Mr Husic: Got rid of all the incentives.

Ms BIRD: They got rid of all the incentives Labor had put in place for small business and replaced them with nothing—nothing. Therefore, after 12 months, they have decided they actually have to go back to the issue and try to repair some of the damage that they have done.

I just have a little challenge for members opposite. I extended it to the Assistant Treasurer during our chat at the table. Anybody who is sitting here is welcome to take it up. They criticised the shadow Treasurer and the shadow small business minister for not putting out any positive press releases about government initiatives. Well, I challenge them, over the entirety of the years of the Labor government, to find me one press release—just one; that will do; I will be happy with that—from a shadow minister congratulating on or endorsing a Labor government initiative. If they can do that, I will accept that the minister may not be delusional on these matters, but I doubt very much that they will be able to find a single one.

Let us come back to the reality.

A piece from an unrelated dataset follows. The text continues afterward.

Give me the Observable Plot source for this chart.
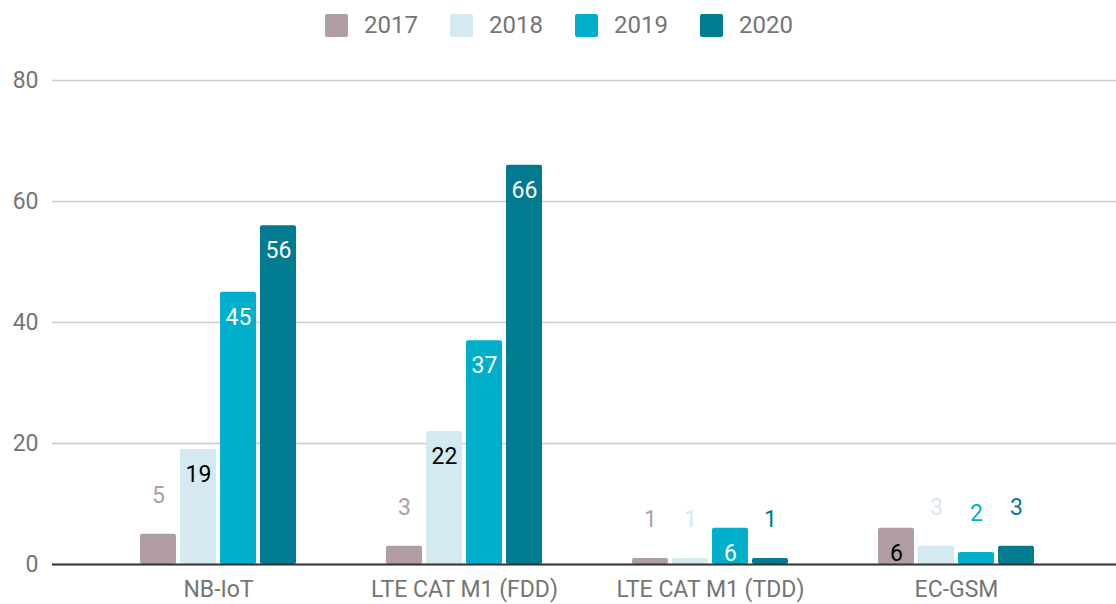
<!DOCTYPE html>
<html>
<head>
<meta charset="utf-8">
<script src="https://cdn.jsdelivr.net/npm/d3@7"></script>
<script src="https://cdn.jsdelivr.net/npm/@observablehq/plot@0.6"></script>
<style>
  html, body { margin: 0; padding: 0; background: #fff; font-family: Roboto, "Noto Sans", sans-serif; }
  #legend { height: 46px; display: flex; justify-content: center; align-items: center; padding-left: 2px; padding-top: 4px; box-sizing: border-box; }
  .item { display: flex; align-items: center; margin: 0 16px; }
  .sw { width: 23px; height: 23px; border-radius: 2px; margin-right: 16px; }
  .lab { font-size: 24px; color: #757575; }
  svg { display: block; }
</style>
</head>
<body>
<div id="legend"></div>
<div id="chart"></div>
<script>
const categories = ["NB-IoT", "LTE CAT M1 (FDD)", "LTE CAT M1 (TDD)", "EC-GSM"];
const years = ["2017", "2018", "2019", "2020"];
const values2017 = [5, 3, 1, 6];
const values2018 = [19, 22, 1, 3];
const values2019 = [45, 37, 6, 2];
const values2020 = [56, 66, 1, 3];
const yTicks = [0, 20, 40, 60, 80];

const colors = ["#b09ea2", "#d4eaf0", "#00b0ca", "#007b8f"];
const insideText = ["#000000", "#000000", "#ffffff", "#ffffff"];
const series = [values2017, values2018, values2019, values2020];

const data = [];
series.forEach((vals, i) => vals.forEach((v, j) => data.push({category: categories[j], year: years[i], yi: i, value: v})));

// legend
const legend = document.getElementById("legend");
years.forEach((y, i) => {
  const it = document.createElement("div");
  it.className = "item";
  it.innerHTML = `<div class="sw" style="background:${colors[i]}"></div><span class="lab">${y}</span>`;
  legend.appendChild(it);
});

const step = 40;
const marks = [
  Plot.gridY(yTicks, {stroke: "#cccccc", strokeOpacity: 1, strokeWidth: 1.5}),
  Plot.axisY(yTicks, {tickSize: 0, tickPadding: 14, fontSize: 23, fill: "#757575", label: null}),
  Plot.axisX({tickSize: 0, tickPadding: 16, fontSize: 23, fill: "#757575", label: null})
];
years.forEach((y, i) => {
  const d = data.filter(r => r.yi === i);
  marks.push(Plot.barY(d, {
    x: "category", y: "value", fill: colors[i], rx: 2,
    insetLeft: 2 + step * i, insetRight: 2 + step * (3 - i)
  }));
});
marks.push(Plot.ruleY([0], {stroke: "#333333", strokeWidth: 2}));
years.forEach((y, i) => {
  const d = data.filter(r => r.yi === i);
  const dx = -60 + step * i;
  marks.push(Plot.text(d.filter(r => r.value >= 6), {
    x: "category", y: "value", text: d => String(d.value), dx, dy: 25,
    fill: insideText[i], fontSize: 23
  }));
  marks.push(Plot.text(d.filter(r => r.value < 6), {
    x: "category", y: "value", text: d => String(d.value), dx, dy: -39,
    fill: colors[i], fontSize: 23
  }));
});

const chart = Plot.plot({
  width: 1116,
  height: 558,
  marginLeft: 52,
  marginRight: 0,
  marginTop: 34,
  marginBottom: 40,
  style: {fontFamily: "Roboto, sans-serif", background: "#fff"},
  x: {domain: categories, paddingInner: 0.35, paddingOuter: 0.3374, align: 0.518, label: null},
  y: {domain: [0, 80], label: null},
  marks
});
document.getElementById("chart").appendChild(chart);
</script>
</body>
</html>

Before the election, the commitment of the now Prime Minister—who at that time was the Leader of the Opposition—to the Australian people was that he was going to create a million jobs. What is the reality with unemployment at this point in time?

I am going to use the government's own budget to outline what the current system will be. This government budget as released this week confirms that unemployment will be higher and stay higher as a result of the budget.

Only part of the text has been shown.